Belfast: Toward a City Without Walls
Book Launch
Date: Wednesday 3rd June 2015
Start Time: 7:00pm
Location: American Irish Historical Society, 991 Fifth Avenue, New York, NY. (See Location Map)
About the Book
“Many beyond Ireland believe that Ireland is at peace. There is a glittering and prosperous new Belfast – and at the same time, in the still-segregated areas of working class Belfast, the legacy of the conflict remains. In this book, Vicky Cosstick tells the story of the one hundred walls, gates, barriers and other interfaces, one third of them built since the 1998 Belfast Agreement, which continue to divide Catholic from Protestant areas, scar the city and block its progress. In May 2013 First Minister Peter Robinson and deputy First Minister Martin McGuinness promised to bring down the walls by 2023. Is that possible and how will it happen? The author interviewed community workers, residents, artists and architects, church leaders, business people, civil servants and former paramilitaries, all of them committed to building the peace in the city in their various ways, to explore that question and pen a readable portrait of post-conflict Belfast. The book contains 40 new stunning black and white photographs by Belfast photographer Frankie Quinn, who is from Short Strand in East Belfast, and a Foreword by John Paul Lederach, Professor of International Peacebuilding at the University of Notre Dame, who has been a frequent contributor to the peace process in Northern Ireland. The book will be introduced at the launch by noted architect and urbanist Michael Sorkin, who is Distinguished Professor of Architecture at the City College of New York .”
About the Author
Vicky Cosstick lives in London, and has worked as a journalist, organisational consultant and adult educator.

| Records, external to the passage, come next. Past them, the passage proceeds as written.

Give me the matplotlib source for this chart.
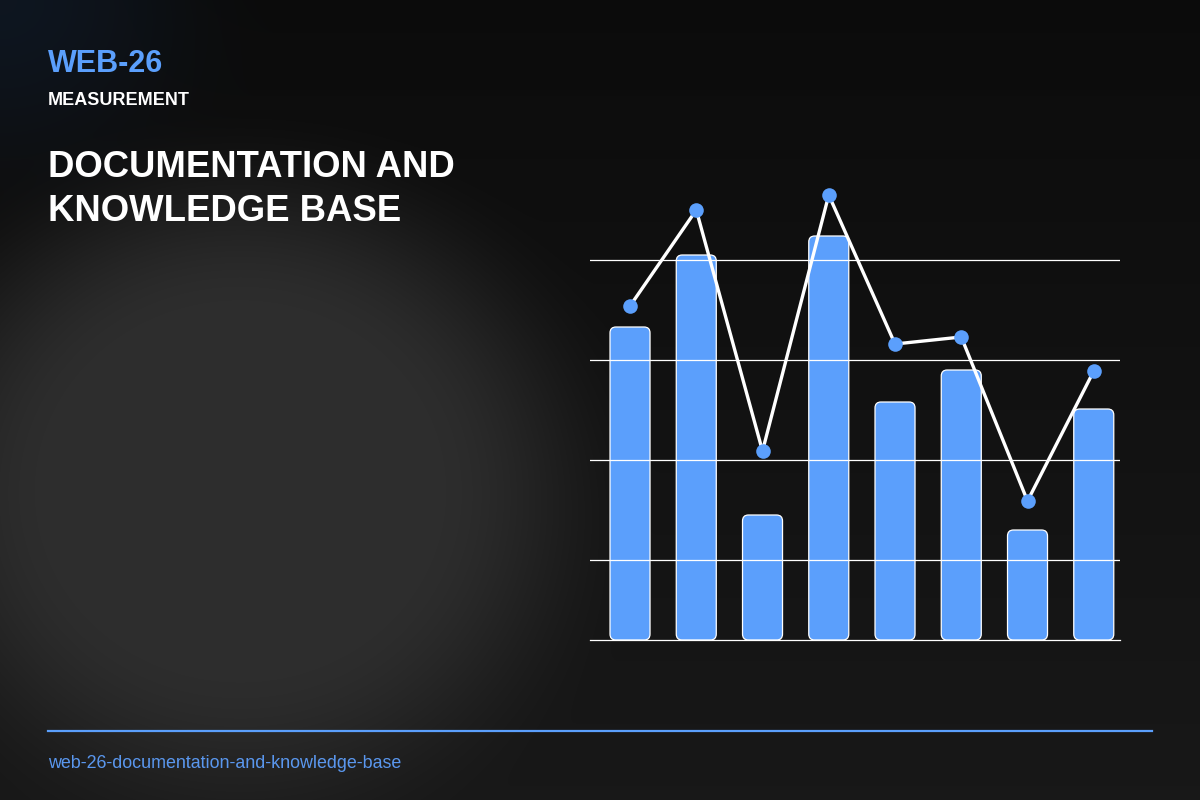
import numpy as np
import matplotlib
matplotlib.use("Agg")
import matplotlib.pyplot as plt
from matplotlib.patches import FancyBboxPatch

plt.rcParams['font.family'] = ['Liberation Sans', 'DejaVu Sans']

# data
categories = list(range(8))
bar_values = [62.6, 77.0, 25.0, 80.8, 47.6, 54.0, 22.0, 46.2]
line_values = [66.8, 86.0, 37.8, 89.0, 59.2, 60.6, 27.8, 53.8]
grid_ticks = [16, 36, 56, 76]

code_label = "WEB-26"
kind_label = "MEASUREMENT"
title_lines = ["DOCUMENTATION AND", "KNOWLEDGE BASE"]
slug = "web-26-documentation-and-knowledge-base"

BLUE = '#5b9ffc'
W, H = 1200, 800


def smoothstep(e0: float, e1: float, x: np.ndarray) -> np.ndarray:
    t = np.clip((x - e0) / (e1 - e0), 0, 1)
    return t * t * (3 - 2 * t)


def background(w: int, h: int) -> np.ndarray:
    yy, xx = np.mgrid[0:h, 0:w].astype(float)
    top = np.array([0.045, 0.045, 0.045])
    bottom = np.array([0.095, 0.095, 0.095])
    t = (yy / h)[..., None]
    img = top * (1 - t) + bottom * t
    # broad grey glow on the left
    r = np.sqrt(((xx - 240) / 420) ** 2 + ((yy - 490) / 390) ** 2)
    k = (1 - smoothstep(0.45, 1.0, r))[..., None]
    glow = np.array([0.178, 0.178, 0.178])
    img = img * (1 - k) + glow * k
    # faint blue tint in the top-left corner
    rb = np.sqrt((xx / 280) ** 2 + (yy / 240) ** 2)
    kb = (1 - smoothstep(0.0, 1.0, rb))[..., None]
    tint = np.array([0.055, 0.085, 0.125])
    img = img * (1 - kb) + tint * kb
    return np.clip(img, 0, 1)


fig = plt.figure(figsize=(12, 8), dpi=100)
ax_bg = fig.add_axes([0, 0, 1, 1])
ax_bg.imshow(background(W, H), extent=[0, W, H, 0], aspect='auto', zorder=0)
ax_bg.set_xlim(0, W)
ax_bg.set_ylim(H, 0)
ax_bg.axis('off')

# chart area: x 590..1120 px, y 160..640 px
ax = fig.add_axes([590 / W, 1 - 640 / H, 530 / W, 480 / H])
ax.patch.set_alpha(0)
ax.set_xlim(-0.604, 7.396)
ax.set_ylim(0, 96)

bar_width = 0.604
px_per_x = 530 / 8.0
px_per_y = 480 / 96.0
for x, v in zip(categories, bar_values):
    p = FancyBboxPatch((x - bar_width / 2, 0), bar_width, v,
                       boxstyle="round,pad=0,rounding_size=0.09",
                       mutation_aspect=px_per_x / px_per_y,
                       facecolor=BLUE, edgecolor='white', linewidth=0.9, zorder=1)
    ax.add_patch(p)

ax.set_yticks(grid_ticks)
ax.set_axisbelow(False)
ax.yaxis.grid(True, color='white', linewidth=0.9)
ax.xaxis.grid(False)
ax.tick_params(length=0, labelleft=False, labelbottom=False)
ax.set_xticks([])
for side in ['top', 'right', 'left']:
    ax.spines[side].set_visible(False)
ax.spines['bottom'].set_color('white')
ax.spines['bottom'].set_linewidth(0.9)

ax.plot(categories, line_values, color='white', linewidth=2.4, zorder=3,
        solid_joinstyle='round', clip_on=False)
ax.plot(categories, line_values, linestyle='none', marker='o', markersize=10.5,
        markerfacecolor=BLUE, markeredgewidth=0, zorder=4, clip_on=False)

# header texts
fig.text(48 / W, 1 - 72 / H, code_label, color=BLUE, fontsize=22,
         fontweight='bold', va='baseline', ha='left')
fig.text(48 / W, 1 - 105 / H, kind_label, color='white', fontsize=13,
         fontweight='bold', va='baseline', ha='left')
fig.text(48 / W, 1 - 177 / H, title_lines[0], color='white', fontsize=26.3,
         fontweight='bold', va='baseline', ha='left')
fig.text(48 / W, 1 - 221 / H, title_lines[1], color='white', fontsize=26.3,
         fontweight='bold', va='baseline', ha='left')

# footer
ax_bg.plot([48, 1152], [731, 731], color=BLUE, linewidth=1.6, zorder=2)
fig.text(48 / W, 1 - 768 / H, slug, color='#5a97ee', fontsize=12.9,
         va='baseline', ha='left')

fig.savefig('out.png', dpi=100)
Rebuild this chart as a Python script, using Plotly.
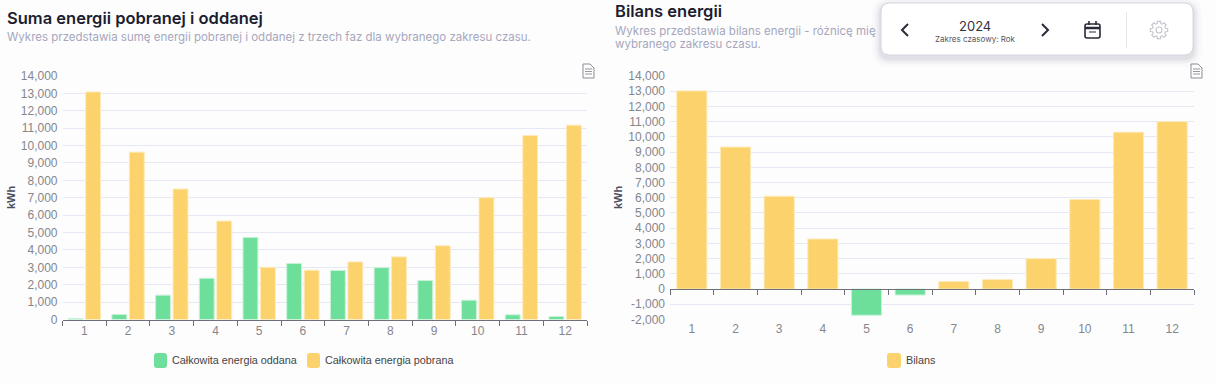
import math
import plotly.graph_objects as go

W, H = 1216, 383
months = [str(i) for i in range(1, 13)]
oddana = [60, 290, 1400, 2370, 4720, 3220, 2820, 2980, 2240, 1110, 270, 170]
pobrana = [13080, 9620, 7500, 5660, 3000, 2830, 3310, 3600, 4240, 7000, 10580, 11170]
bilans = [13020, 9330, 6100, 3290, -1720, -390, 490, 620, 2000, 5890, 10310, 11000]
ticks_left = list(range(0, 14001, 1000))
ticks_right = list(range(-2000, 14001, 1000))
labels_left = [f"{v:,}" for v in ticks_left]
labels_right = [f"{v:,}" for v in ticks_right]

GREEN, GOLD = "#6ede9b", "#fbd26c"
GRID = "#e6e8f4"
AXIS = "#6e7079"
TICK_FONT = dict(family="Liberation Sans", size=12, color="#85868c")


def px(x):
    return x / W


def py(y):
    return 1 - y / H


shapes, ann = [], []


def text(x, y, s, size, color, family="Liberation Sans", weight=None, anchor="left", angle=0):
    dx = -2 if anchor == "left" else 0
    ann.append(dict(xref="paper", yref="paper", x=px(x + dx), y=py(y), text=s, showarrow=False,
                    xanchor=anchor, yanchor="middle", textangle=angle,
                    font=dict(family=family, size=size, color=color, weight=weight)))


def rrect(x0, y0, x1, y1, r, fill, line=None, lw=0, opacity=1):
    p = (f"M{px(x0+r)},{py(y0)} L{px(x1-r)},{py(y0)} Q{px(x1)},{py(y0)} {px(x1)},{py(y0+r)} "
         f"L{px(x1)},{py(y1-r)} Q{px(x1)},{py(y1)} {px(x1-r)},{py(y1)} L{px(x0+r)},{py(y1)} "
         f"Q{px(x0)},{py(y1)} {px(x0)},{py(y1-r)} L{px(x0)},{py(y0+r)} Q{px(x0)},{py(y0)} {px(x0+r)},{py(y0)} Z")
    shapes.append(dict(type="path", xref="paper", yref="paper", path=p, fillcolor=fill, opacity=opacity,
                       line=dict(color=line or "rgba(0,0,0,0)", width=lw), layer="above"))


def poly(points, color, width=1.3, fill=None, close=False):
    p = "M" + " L".join(f"{px(a)},{py(b)}" for a, b in points) + (" Z" if close else "")
    shapes.append(dict(type="path", xref="paper", yref="paper", path=p,
                       fillcolor=fill or "rgba(0,0,0,0)", line=dict(color=color, width=width), layer="above"))


def doc_icon(x, y):
    poly([(x, y), (x + 7, y), (x + 11, y + 4), (x + 11, y + 14), (x, y + 14)], "#8b8d94", 1, close=True)
    for d in (5, 7.5, 10):
        poly([(x + 2, y + d), (x + 9, y + d)], "#8b8d94", 0.9)


fig = go.Figure()
fig.add_bar(x=months, y=oddana, name="Całkowita energia oddana", marker=dict(color=GREEN, line=dict(color="#c8f2d8", width=1)),
            width=0.34, offset=-0.37, xaxis="x", yaxis="y", showlegend=False)
fig.add_bar(x=months, y=pobrana, name="Całkowita energia pobrana", marker=dict(color=GOLD, line=dict(color="#fdeab8", width=1)),
            width=0.34, offset=0.03, xaxis="x", yaxis="y", showlegend=False)
fig.add_bar(x=months, y=bilans, name="Bilans",
            marker=dict(color=[GOLD if v >= 0 else GREEN for v in bilans],
                        line=dict(color=["#fdeab8" if v >= 0 else "#c8f2d8" for v in bilans], width=1)),
            width=0.69, xaxis="x2", yaxis="y2", showlegend=False)
fig.add_bar(x=months, y=[None] * 12, xaxis="x3", yaxis="y2", showlegend=False, hoverinfo="skip")

L0, L1, R0, R1 = 62.5, 587, 670, 1194
T, BL, BR = 76, 319.5, 319.5

axis_common = dict(type="category", tickson="boundaries", showgrid=False, zeroline=False, tickfont=TICK_FONT,
                   automargin=False)
y_common = dict(showgrid=True, gridcolor=GRID, zeroline=False, showline=False, ticks="",
                tickfont=TICK_FONT, automargin=False, ticklabelstandoff=4)
fig.update_layout(
    width=W, height=H, margin=dict(l=0, r=0, t=0, b=0), paper_bgcolor="#fdfdfe", plot_bgcolor="rgba(0,0,0,0)",
    barmode="overlay", showlegend=False,
    xaxis=dict(domain=[px(L0), px(L1)], anchor="y", ticks="outside", ticklen=5, tickcolor=AXIS,
               showline=True, linecolor=AXIS, linewidth=1, **axis_common),
    yaxis=dict(domain=[py(BL), py(T)], range=[0, 14000], tickvals=ticks_left, ticktext=labels_left, anchor="x", **y_common),
    xaxis2=dict(domain=[px(R0), px(R1)], anchor="y2", ticks="", showline=False, **axis_common),
    yaxis2=dict(domain=[py(BR), py(T)], range=[-2000, 14000], tickvals=ticks_right, ticktext=labels_right, anchor="x2", **y_common),
    xaxis3=dict(overlaying="x2", anchor="free", position=py(289), ticks="outside", ticklen=5, tickcolor=AXIS,
                showline=True, linecolor=AXIS, linewidth=1, showticklabels=False, type="category",
                tickson="boundaries", showgrid=False, zeroline=False, categoryorder="array", categoryarray=months,
                range=[-0.5, 11.5], automargin=False),
)

TITLE = "Inter"
text(7, 18, "Suma energii pobranej i oddanej", 16.5, "#1c1d30", TITLE, 600)
text(7, 37, "Wykres przedstawia sumę energii pobranej i oddanej z trzech faz dla wybranego zakresu czasu.", 11.5, "#a6a7bd", TITLE)
text(615, 11, "Bilans energii", 16.5, "#1c1d30", TITLE, 600)
text(615, 31, "Wykres przedstawia bilans energii - różnicę mię", 11.5, "#a6a7bd", TITLE)
text(615, 44, "wybranego zakresu czasu.", 11.5, "#a6a7bd", TITLE)
text(11, 197, "kWh", 11, "#4d4f5c", "Liberation Sans", 700, "center", -90)
text(618, 197, "kWh", 11, "#4d4f5c", "Liberation Sans", 700, "center", -90)

rrect(154, 353, 167, 368, 3, GREEN)
text(172, 360, "Całkowita energia oddana", 10.8, "#444", anchor="left")
rrect(307, 353, 320, 368, 3, GOLD)
text(325, 360, "Całkowita energia pobrana", 10.8, "#444", anchor="left")
rrect(887, 353, 901, 368, 3, GOLD)
text(906, 360, "Bilans", 10.8, "#444", anchor="left")

doc_icon(583, 64)
doc_icon(1191, 64)

# floating control card
for g, o in ((9, .025), (6, .035), (4, .05), (2, .07)):
    rrect(881 - g, 3 - g + 3, 1193 + g, 55 + g + 3, 9 + g, "#5a5a78", opacity=o)
rrect(881, 3, 1193, 55, 9, "#ffffff", "#d6d6e0", 1)
poly([(908, 24), (902, 30), (908, 36)], "#2a2b38", 2)
poly([(1042, 24), (1048, 30), (1042, 36)], "#2a2b38", 2)
text(975, 26, "2024", 13, "#33343f", "Inter", anchor="center")
text(975, 39, "Zakres czasowy: Rok", 8, "#55565f", "Inter", anchor="center")
rrect(1085, 24, 1100, 38, 2, "#ffffff", "#2a2b38", 1.6)
poly([(1085, 28), (1100, 28)], "#2a2b38", 2.5)
poly([(1089, 21), (1089, 25)], "#2a2b38", 1.6)
poly([(1096, 21), (1096, 25)], "#2a2b38", 1.6)
poly([(1089, 32), (1096, 32)], "#2a2b38", 1)
poly([(1126.5, 12), (1126.5, 48)], "#e6e6ec", 1)
# gear outline
gear = []
for i in range(8):
    a = i * math.pi / 4
    for da, r in ((-0.28, 6.6), (-0.18, 8.8), (0.18, 8.8), (0.28, 6.6)):
        gear.append((1159 + r * math.cos(a + da), 30 + r * math.sin(a + da)))
poly(gear, "#c3c4cc", 1.1, close=True)
shapes.append(dict(type="circle", xref="paper", yref="paper", x0=px(1156), x1=px(1162), y0=py(33), y1=py(27),
                   line=dict(color="#c3c4cc", width=1.1), layer="above"))

fig.update_layout(shapes=shapes, annotations=ann)
fig.write_html("out.html", config=dict(displayModeBar=False),
               post_script="document.body.style.margin='0';document.body.style.overflow='hidden';")
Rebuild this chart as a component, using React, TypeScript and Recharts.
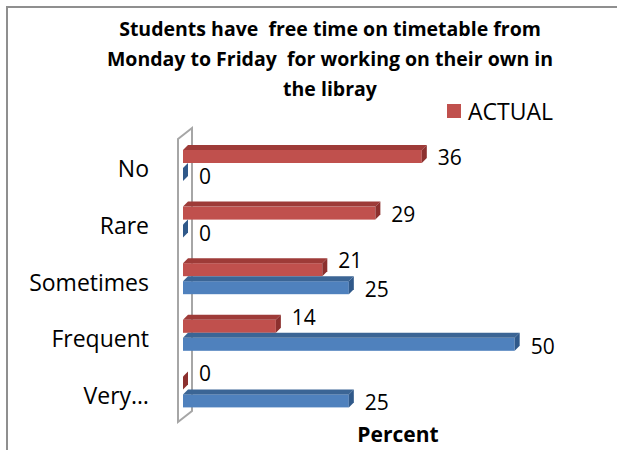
import { BarChart, Bar, XAxis, YAxis, Legend, LabelList, ReferenceLine } from 'recharts';

const categories = ['No', 'Rare', 'Sometimes', 'Frequent', 'Very…'];
const actual = [36, 29, 21, 14, 0];
const expected = [0, 0, 25, 50, 25];
const titleLines = [
    'Students have  free time on timetable from',
    'Monday to Friday  for working on their own in',
    'the libray',
];

const chartData = categories.map((name, i) => ({
    name,
    actual: actual[i],
    expected: expected[i],
}));

const FONT = '"Open Sans", "Noto Sans", sans-serif';
const DEPTH = 5;

// Excel-style 3D bar: front face + top face + right side
function Bar3D(props: any) {
    const { x, y, width, height, front, top, side } = props;
    const d = DEPTH;
    const w = Math.max(0, width);
    return (
        <g>
            <rect x={x} y={y + d} width={w} height={height - d} fill={front} />
            <polygon
                points={`${x},${y + d} ${x + d},${y} ${x + w + d},${y} ${x + w},${y + d}`}
                fill={top}
            />
            <polygon
                points={`${x + w},${y + d} ${x + w + d},${y} ${x + w + d},${y + height - d} ${x + w},${y + height}`}
                fill={side}
            />
        </g>
    );
}

// gray side wall drawn at the value axis origin
function Wall(props: any) {
    const { x1, y1, y2 } = props;
    const top = Math.min(y1, y2);
    const bottom = Math.max(y1, y2);
    const pts = `${x1 - 5},${top + 4} ${x1 + 9},${top - 7} ${x1 + 9},${bottom - 7} ${x1 - 5},${bottom + 4}`;
    return <polygon points={pts} fill="#ffffff" stroke="#a6a6a6" strokeWidth={2} />;
}

function valueLabel(series: 'actual' | 'expected') {
    return (props: any) => {
        const { x, y, width, height, value, index } = props;
        let dy = 4;
        if (series === 'actual') {
            dy = expected[index] > actual[index] ? -7 : 3;
        }
        return (
            <text
                x={x + Math.max(0, width) + 16}
                y={y + height / 2 + dy}
                dominantBaseline="central"
                fontFamily={FONT}
                fontSize={21}
                fill="#000"
            >
                {value}
            </text>
        );
    };
}

export default function App() {
    return (
        <div style={{ position: 'absolute', left: 0, top: 0, width: 617, height: 450, background: '#fff', overflow: 'hidden' }}>
            {/* frame */}
            <div style={{ position: 'absolute', left: 6, top: 6, width: 620, height: 450, borderTop: '2px solid #8f8f8f', borderLeft: '2px solid #8f8f8f' }} />

            <div style={{ position: 'absolute', left: 30, top: 14, width: 600, textAlign: 'center', fontFamily: FONT, fontWeight: 700, fontSize: 19.5, color: '#000' }}>
                {titleLines.map((t, i) => (
                    <div key={i} style={{ height: 30, lineHeight: '30px', whiteSpace: 'pre' }}>{t}</div>
                ))}
            </div>

            <BarChart
                width={617}
                height={450}
                data={chartData}
                layout="vertical"
                margin={{ top: 135, right: 36, bottom: 2, left: 0 }}
                barGap={0}
                barSize={18}
                style={{ position: 'absolute', left: 0, top: 0 }}
            >
                <XAxis
                    type="number"
                    domain={[0, 60]}
                    tick={false}
                    axisLine={false}
                    tickLine={false}
                    height={30}
                    label={{ value: 'Percent', position: 'insideBottom', offset: 6, dx: 16, style: { fontFamily: FONT, fontWeight: 700, fontSize: 21, fill: '#000' } }}
                />
                <YAxis
                    type="category"
                    dataKey="name"
                    width={183}
                    axisLine={false}
                    tickLine={false}
                    tickSize={0}
                    tickMargin={34}
                    tick={{ fontFamily: FONT, fontSize: 23, fill: '#000', dy: 6 }}
                />
                <ReferenceLine x={0} shape={Wall} zIndex={-1} />
                <Legend
                    layout="horizontal"
                    verticalAlign="middle"
                    align="center"
                    wrapperStyle={{ left: 447, top: 95, width: 'auto' }}
                    content={() => (
                        <div style={{ display: 'flex', alignItems: 'center', fontFamily: FONT, fontSize: 23 }}>
                            <span style={{ display: 'inline-block', width: 14, height: 14, background: '#C0504D', marginRight: 7 }} />
                            <span style={{ color: '#000' }}>ACTUAL</span>
                        </div>
                    )}
                />
                <Bar
                    dataKey="actual"
                    name="ACTUAL"
                    isAnimationActive={false}
                    fill="#C0504D"
                    shape={(p: any) => <Bar3D {...p} front="#C0504D" top="#9E3B38" side="#8C302E" />}
                >
                    <LabelList dataKey="actual" content={valueLabel('actual')} />
                </Bar>
                <Bar
                    dataKey="expected"
                    name="EXPECTED"
                    legendType="none"
                    isAnimationActive={false}
                    fill="#4F81BD"
                    shape={(p: any) => <Bar3D {...p} front="#4F81BD" top="#3B6595" side="#30598A" />}
                >
                    <LabelList dataKey="expected" content={valueLabel('expected')} />
                </Bar>
            </BarChart>
        </div>
    );
}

She was born in Eritrea, where her New Yorker mother was on mission with the UN, and has lived in New York and the UK. She has a first degree in Sociology, a Masters in facilitating change, and a Masters in theology from Columbia University and Union Theological Seminary in New York. Her first article about the conflict in Belfast was published in the New York Daily News in 1978, with further articles in 1988 and 2013, and she has had a home in Donegal since 1997. Once she learned about the extent of the walls and interfaces dividing Catholics from Protestants in working class areas, she became fascinated and has brought her background as an academic, facilitator, writer and journalist to explore and understand this complex challenge.